— start of Data for this task —

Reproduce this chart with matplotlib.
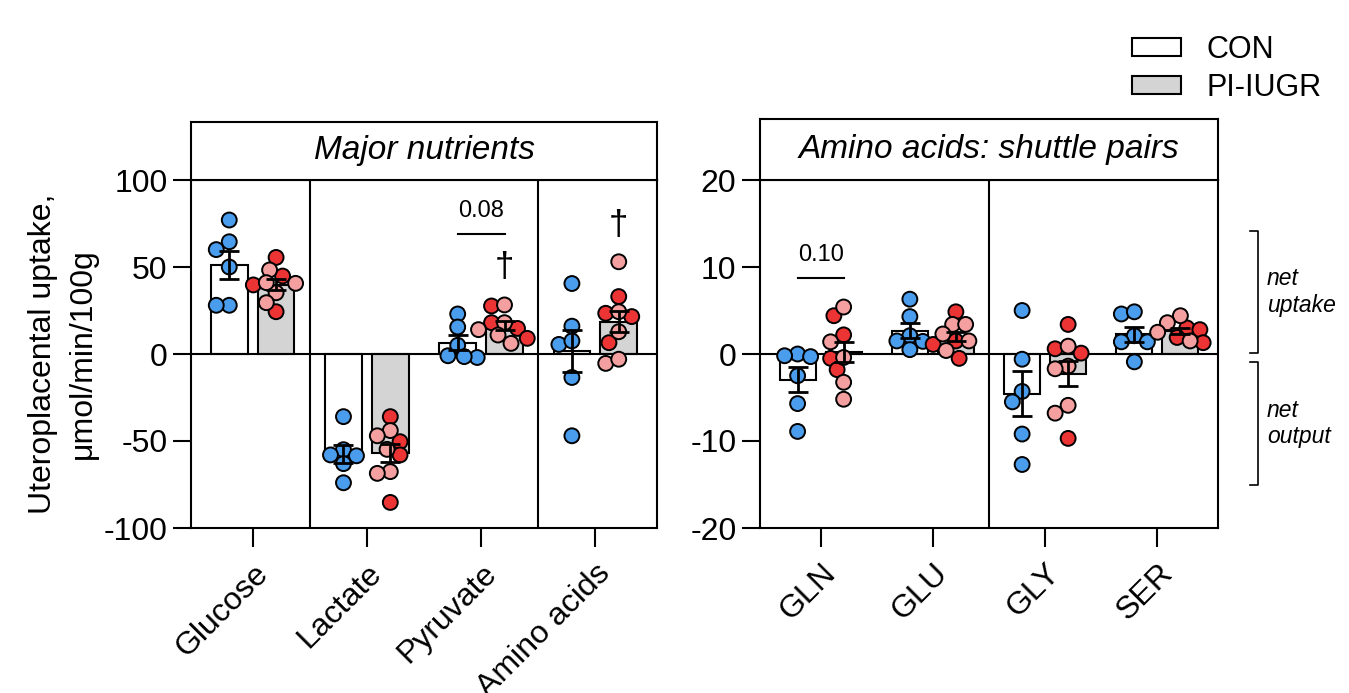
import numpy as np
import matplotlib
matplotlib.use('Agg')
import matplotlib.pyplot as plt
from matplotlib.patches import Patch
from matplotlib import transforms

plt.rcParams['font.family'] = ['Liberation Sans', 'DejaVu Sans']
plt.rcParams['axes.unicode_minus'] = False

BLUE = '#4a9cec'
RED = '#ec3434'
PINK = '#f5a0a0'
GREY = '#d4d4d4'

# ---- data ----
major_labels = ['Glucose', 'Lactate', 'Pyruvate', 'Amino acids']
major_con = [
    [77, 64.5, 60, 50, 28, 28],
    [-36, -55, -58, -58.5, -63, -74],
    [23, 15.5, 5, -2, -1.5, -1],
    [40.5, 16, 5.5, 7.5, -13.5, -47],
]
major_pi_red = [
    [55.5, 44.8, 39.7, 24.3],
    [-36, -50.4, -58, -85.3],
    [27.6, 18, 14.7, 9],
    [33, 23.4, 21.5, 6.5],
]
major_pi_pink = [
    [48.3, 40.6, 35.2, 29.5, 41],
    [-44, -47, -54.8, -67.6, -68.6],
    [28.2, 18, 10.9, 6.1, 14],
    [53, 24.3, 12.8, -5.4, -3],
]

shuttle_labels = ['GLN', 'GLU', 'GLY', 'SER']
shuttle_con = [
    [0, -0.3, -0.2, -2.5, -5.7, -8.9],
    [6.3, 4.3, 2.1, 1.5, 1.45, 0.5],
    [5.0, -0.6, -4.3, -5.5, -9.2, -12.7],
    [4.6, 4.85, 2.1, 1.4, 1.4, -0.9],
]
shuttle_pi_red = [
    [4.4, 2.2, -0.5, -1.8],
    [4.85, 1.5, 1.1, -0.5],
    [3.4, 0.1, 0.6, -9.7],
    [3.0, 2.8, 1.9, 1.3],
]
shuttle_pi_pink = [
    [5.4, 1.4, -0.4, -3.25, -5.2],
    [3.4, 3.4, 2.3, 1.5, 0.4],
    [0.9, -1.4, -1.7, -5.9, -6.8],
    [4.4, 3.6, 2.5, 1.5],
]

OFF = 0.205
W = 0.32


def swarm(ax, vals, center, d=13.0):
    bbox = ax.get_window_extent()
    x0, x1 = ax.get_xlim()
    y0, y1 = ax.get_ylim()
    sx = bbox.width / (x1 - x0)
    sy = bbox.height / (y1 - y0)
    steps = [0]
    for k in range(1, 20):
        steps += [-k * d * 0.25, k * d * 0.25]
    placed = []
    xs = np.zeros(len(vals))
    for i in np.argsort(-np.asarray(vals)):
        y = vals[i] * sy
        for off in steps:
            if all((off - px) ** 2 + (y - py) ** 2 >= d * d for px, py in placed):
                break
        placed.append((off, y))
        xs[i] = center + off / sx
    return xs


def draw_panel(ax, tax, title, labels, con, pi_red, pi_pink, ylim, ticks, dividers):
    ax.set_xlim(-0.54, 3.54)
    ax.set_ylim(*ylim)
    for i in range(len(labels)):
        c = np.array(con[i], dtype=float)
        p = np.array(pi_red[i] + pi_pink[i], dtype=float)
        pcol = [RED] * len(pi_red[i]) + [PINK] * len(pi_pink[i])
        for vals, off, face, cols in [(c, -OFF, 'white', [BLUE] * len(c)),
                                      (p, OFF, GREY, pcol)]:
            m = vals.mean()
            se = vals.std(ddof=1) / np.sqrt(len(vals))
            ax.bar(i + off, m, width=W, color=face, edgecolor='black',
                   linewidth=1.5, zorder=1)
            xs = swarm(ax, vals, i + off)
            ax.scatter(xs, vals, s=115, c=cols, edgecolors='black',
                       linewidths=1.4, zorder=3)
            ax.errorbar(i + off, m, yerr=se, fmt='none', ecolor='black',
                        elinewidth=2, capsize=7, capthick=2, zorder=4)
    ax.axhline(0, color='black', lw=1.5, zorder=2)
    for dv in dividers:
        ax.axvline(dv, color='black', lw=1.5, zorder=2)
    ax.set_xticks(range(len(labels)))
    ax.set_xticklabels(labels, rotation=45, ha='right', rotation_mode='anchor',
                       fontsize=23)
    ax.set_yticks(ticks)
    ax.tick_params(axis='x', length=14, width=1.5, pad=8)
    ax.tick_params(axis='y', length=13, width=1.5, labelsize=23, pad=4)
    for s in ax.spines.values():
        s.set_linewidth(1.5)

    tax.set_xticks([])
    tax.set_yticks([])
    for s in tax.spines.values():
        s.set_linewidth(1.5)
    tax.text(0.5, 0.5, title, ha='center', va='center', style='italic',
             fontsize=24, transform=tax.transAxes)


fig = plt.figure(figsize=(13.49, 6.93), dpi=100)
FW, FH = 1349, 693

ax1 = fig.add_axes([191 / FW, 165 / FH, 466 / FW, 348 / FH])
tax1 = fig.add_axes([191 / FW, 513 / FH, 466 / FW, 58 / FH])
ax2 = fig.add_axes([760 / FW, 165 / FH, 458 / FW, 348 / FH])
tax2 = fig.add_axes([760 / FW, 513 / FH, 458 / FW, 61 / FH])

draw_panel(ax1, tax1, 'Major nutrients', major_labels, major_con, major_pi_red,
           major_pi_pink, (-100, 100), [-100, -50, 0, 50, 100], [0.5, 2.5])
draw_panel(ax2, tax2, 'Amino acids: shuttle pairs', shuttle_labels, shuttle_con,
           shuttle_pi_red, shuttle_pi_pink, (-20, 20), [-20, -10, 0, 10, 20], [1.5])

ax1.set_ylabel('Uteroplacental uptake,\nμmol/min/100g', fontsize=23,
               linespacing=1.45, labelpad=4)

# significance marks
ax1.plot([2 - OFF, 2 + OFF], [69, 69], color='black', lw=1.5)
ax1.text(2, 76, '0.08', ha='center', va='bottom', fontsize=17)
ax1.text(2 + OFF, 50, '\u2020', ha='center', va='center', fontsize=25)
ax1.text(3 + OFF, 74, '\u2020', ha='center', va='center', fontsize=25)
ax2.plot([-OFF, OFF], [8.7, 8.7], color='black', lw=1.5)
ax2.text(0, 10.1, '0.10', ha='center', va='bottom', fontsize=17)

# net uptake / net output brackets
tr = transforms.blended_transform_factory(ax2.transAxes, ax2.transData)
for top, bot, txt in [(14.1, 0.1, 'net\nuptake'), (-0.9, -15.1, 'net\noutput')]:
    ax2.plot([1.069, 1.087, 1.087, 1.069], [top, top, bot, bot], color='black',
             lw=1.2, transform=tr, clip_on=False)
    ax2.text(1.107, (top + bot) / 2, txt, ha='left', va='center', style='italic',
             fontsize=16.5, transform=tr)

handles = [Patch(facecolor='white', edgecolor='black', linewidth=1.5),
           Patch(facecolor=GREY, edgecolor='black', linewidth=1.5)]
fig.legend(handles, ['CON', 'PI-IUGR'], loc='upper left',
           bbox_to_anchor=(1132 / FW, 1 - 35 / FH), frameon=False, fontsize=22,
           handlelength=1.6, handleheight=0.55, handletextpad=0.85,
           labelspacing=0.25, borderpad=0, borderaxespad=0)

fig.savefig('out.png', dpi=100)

— end of Data for this task —
— start of Data for this task —

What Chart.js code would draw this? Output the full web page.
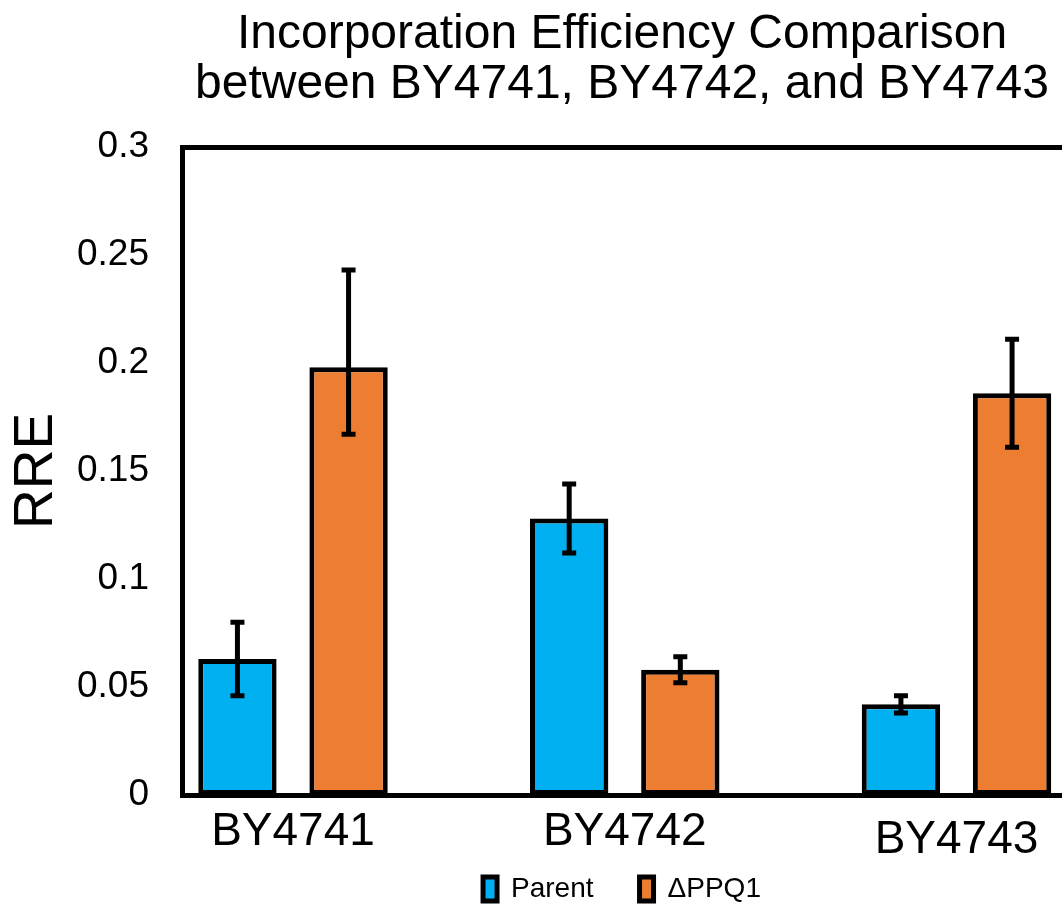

— end of Data for this task —

◆ Instruction
Begin at the line that has "Reproduce this chart with matplotlib.", stop after the line that has "GREY = '#d4d4d4'", and reproduce every line between them exactly and nothing else. Pictures stay out of the copy.

◆ Reply to the exercise
Reproduce this chart with matplotlib.
import numpy as np
import matplotlib
matplotlib.use('Agg')
import matplotlib.pyplot as plt
from matplotlib.patches import Patch
from matplotlib import transforms

plt.rcParams['font.family'] = ['Liberation Sans', 'DejaVu Sans']
plt.rcParams['axes.unicode_minus'] = False

BLUE = '#4a9cec'
RED = '#ec3434'
PINK = '#f5a0a0'
GREY = '#d4d4d4'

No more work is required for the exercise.